Start at the line containing "Emit a LaTeX" and stop at the line containing "inner sep=0pt, minimum"; copy those lines exactly, both ends included, and no others.

Plotting code records:
+-------+

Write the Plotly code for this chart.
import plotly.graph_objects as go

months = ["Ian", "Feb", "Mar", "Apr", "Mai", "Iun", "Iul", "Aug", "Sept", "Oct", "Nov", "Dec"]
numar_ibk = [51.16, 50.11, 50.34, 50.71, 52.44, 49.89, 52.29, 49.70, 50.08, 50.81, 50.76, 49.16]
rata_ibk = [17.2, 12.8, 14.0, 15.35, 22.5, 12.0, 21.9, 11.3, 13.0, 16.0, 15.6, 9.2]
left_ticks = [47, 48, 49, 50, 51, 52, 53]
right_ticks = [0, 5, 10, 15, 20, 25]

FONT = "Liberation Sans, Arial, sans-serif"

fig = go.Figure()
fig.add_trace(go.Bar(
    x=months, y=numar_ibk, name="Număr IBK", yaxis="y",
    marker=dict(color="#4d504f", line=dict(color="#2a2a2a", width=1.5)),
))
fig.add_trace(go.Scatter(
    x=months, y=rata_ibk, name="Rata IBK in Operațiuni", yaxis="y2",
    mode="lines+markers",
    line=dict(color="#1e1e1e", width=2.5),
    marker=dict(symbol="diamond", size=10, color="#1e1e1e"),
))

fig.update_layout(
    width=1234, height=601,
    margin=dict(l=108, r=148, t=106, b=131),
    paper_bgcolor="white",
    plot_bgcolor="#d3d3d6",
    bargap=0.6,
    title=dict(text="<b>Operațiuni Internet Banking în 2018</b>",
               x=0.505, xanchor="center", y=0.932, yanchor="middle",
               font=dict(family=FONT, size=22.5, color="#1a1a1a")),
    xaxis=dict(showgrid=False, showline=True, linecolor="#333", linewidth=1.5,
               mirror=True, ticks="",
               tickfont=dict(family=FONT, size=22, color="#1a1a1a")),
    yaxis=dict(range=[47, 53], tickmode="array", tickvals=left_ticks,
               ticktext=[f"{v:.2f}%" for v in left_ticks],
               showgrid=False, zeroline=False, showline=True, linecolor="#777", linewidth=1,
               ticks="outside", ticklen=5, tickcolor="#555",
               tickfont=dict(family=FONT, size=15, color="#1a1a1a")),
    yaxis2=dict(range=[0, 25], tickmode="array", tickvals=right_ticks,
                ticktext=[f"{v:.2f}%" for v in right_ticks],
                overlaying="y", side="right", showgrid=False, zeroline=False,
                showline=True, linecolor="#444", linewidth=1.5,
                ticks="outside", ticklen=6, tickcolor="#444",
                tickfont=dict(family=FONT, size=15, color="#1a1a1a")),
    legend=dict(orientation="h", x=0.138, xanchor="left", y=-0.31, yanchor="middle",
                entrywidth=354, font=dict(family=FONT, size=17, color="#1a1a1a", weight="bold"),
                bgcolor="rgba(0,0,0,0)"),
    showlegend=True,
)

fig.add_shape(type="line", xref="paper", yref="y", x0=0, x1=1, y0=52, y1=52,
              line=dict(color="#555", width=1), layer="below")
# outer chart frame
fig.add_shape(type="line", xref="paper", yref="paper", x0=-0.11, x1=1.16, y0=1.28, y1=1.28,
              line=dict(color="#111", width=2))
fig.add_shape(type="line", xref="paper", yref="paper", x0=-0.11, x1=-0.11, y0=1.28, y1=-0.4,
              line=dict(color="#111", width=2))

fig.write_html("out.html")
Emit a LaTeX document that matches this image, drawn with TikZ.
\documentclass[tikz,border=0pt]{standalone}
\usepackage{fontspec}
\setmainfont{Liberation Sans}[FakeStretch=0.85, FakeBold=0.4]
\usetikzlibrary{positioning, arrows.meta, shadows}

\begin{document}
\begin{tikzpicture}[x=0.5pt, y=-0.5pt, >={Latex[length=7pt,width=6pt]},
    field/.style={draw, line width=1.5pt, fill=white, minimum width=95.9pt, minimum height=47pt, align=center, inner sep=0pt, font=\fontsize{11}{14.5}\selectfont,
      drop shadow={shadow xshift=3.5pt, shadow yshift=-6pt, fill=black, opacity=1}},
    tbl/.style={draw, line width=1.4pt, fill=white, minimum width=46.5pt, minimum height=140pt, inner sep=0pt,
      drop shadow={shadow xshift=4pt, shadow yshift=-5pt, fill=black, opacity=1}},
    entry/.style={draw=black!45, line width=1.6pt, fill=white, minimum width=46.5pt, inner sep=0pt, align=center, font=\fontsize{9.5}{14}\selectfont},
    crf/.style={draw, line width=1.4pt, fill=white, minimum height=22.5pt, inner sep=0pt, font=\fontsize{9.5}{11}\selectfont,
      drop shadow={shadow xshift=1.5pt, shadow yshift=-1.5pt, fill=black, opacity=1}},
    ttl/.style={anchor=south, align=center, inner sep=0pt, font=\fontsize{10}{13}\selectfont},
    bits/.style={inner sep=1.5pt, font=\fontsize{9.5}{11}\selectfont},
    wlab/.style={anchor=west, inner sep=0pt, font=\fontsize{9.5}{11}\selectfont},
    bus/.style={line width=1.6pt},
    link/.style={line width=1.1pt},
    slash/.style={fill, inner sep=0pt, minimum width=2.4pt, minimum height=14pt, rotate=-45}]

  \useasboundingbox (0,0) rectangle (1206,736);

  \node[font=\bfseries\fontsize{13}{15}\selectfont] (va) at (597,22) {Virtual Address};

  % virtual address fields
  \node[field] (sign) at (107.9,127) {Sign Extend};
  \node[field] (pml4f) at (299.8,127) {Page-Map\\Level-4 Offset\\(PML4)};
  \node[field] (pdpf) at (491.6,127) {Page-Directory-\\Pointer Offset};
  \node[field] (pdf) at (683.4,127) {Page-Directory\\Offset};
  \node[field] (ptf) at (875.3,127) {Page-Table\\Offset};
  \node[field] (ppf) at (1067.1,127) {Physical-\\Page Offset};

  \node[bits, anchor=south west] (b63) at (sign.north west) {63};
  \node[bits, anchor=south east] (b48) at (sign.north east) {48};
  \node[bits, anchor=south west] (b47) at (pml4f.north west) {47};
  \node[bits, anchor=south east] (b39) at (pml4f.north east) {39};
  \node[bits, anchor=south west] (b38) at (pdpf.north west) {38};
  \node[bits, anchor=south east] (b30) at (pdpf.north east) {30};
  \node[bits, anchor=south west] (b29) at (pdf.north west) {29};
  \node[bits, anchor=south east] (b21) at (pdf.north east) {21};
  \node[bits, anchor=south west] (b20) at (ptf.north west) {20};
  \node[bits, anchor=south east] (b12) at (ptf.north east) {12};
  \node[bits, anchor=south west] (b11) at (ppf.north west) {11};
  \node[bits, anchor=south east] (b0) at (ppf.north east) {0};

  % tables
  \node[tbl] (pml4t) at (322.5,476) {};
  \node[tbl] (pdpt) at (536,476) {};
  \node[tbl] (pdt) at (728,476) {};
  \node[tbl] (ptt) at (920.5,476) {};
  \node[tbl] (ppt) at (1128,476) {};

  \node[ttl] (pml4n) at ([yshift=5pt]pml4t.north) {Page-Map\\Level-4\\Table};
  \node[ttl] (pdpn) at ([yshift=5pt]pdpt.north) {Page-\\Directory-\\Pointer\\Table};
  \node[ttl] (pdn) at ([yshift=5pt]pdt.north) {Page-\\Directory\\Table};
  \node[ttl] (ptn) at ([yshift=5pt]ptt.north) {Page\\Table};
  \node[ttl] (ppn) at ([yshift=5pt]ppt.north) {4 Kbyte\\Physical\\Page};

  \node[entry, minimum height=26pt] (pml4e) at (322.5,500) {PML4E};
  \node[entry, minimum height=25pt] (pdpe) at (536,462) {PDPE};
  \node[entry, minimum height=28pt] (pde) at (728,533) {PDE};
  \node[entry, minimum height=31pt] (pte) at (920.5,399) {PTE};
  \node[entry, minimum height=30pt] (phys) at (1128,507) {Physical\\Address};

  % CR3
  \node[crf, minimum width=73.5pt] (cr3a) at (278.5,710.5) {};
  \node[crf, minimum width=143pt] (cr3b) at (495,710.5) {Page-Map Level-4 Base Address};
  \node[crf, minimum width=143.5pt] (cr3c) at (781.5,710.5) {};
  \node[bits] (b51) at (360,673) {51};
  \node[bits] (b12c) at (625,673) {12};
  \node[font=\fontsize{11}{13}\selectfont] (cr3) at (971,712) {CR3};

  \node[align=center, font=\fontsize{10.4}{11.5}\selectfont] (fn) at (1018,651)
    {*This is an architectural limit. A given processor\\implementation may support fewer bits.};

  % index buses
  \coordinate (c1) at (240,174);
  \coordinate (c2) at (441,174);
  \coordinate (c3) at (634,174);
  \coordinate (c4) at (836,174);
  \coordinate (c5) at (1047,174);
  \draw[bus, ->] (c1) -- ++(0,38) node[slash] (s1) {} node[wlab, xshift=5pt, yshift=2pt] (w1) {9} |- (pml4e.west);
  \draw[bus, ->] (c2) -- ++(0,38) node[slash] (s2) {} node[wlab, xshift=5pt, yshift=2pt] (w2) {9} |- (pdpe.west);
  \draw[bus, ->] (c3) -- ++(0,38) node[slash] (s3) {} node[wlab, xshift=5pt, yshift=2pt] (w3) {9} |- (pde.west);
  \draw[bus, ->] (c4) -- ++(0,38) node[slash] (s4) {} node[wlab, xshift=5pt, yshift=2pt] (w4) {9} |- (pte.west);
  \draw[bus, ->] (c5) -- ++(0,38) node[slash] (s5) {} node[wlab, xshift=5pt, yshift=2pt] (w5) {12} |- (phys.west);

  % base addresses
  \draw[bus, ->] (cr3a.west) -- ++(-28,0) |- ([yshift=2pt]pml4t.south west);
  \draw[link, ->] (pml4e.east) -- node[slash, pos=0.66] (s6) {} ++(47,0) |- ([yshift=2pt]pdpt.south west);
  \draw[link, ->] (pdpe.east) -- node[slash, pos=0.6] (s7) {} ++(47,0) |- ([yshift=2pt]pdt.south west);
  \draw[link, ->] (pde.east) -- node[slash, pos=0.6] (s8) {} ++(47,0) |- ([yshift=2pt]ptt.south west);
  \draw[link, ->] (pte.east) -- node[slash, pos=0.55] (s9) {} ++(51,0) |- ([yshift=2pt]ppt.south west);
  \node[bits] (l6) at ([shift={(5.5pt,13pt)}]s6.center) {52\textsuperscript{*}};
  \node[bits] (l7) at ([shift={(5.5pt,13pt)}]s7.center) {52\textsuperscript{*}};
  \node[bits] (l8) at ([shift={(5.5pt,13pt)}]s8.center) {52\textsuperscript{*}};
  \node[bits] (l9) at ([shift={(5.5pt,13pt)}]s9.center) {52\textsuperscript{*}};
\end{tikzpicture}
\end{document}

+-------+

• **Response for this exercise**:
Emit a LaTeX document that matches this image, drawn with TikZ.
\documentclass[tikz,border=0pt]{standalone}
\usepackage{fontspec}
\setmainfont{Liberation Sans}[FakeStretch=0.85, FakeBold=0.4]
\usetikzlibrary{positioning, arrows.meta, shadows}

\begin{document}
\begin{tikzpicture}[x=0.5pt, y=-0.5pt, >={Latex[length=7pt,width=6pt]},
    field/.style={draw, line width=1.5pt, fill=white, minimum width=95.9pt, minimum height=47pt, align=center, inner sep=0pt, font=\fontsize{11}{14.5}\selectfont,
      drop shadow={shadow xshift=3.5pt, shadow yshift=-6pt, fill=black, opacity=1}},
    tbl/.style={draw, line width=1.4pt, fill=white, minimum width=46.5pt, minimum height=140pt, inner sep=0pt,
      drop shadow={shadow xshift=4pt, shadow yshift=-5pt, fill=black, opacity=1}},
    entry/.style={draw=black!45, line width=1.6pt, fill=white, minimum width=46.5pt, inner sep=0pt, align=center, font=\fontsize{9.5}{14}\selectfont},
    crf/.style={draw, line width=1.4pt, fill=white, minimum height=22.5pt, inner sep=0pt, font=\fontsize{9.5}{11}\selectfont,
      drop shadow={shadow xshift=1.5pt, shadow yshift=-1.5pt, fill=black, opacity=1}},
    ttl/.style={anchor=south, align=center, inner sep=0pt, font=\fontsize{10}{13}\selectfont},
    bits/.style={inner sep=1.5pt, font=\fontsize{9.5}{11}\selectfont},
    wlab/.style={anchor=west, inner sep=0pt, font=\fontsize{9.5}{11}\selectfont},
    bus/.style={line width=1.6pt},
    link/.style={line width=1.1pt},
    slash/.style={fill, inner sep=0pt, minimum width=2.4pt, minimum height=14pt, rotate=-45}]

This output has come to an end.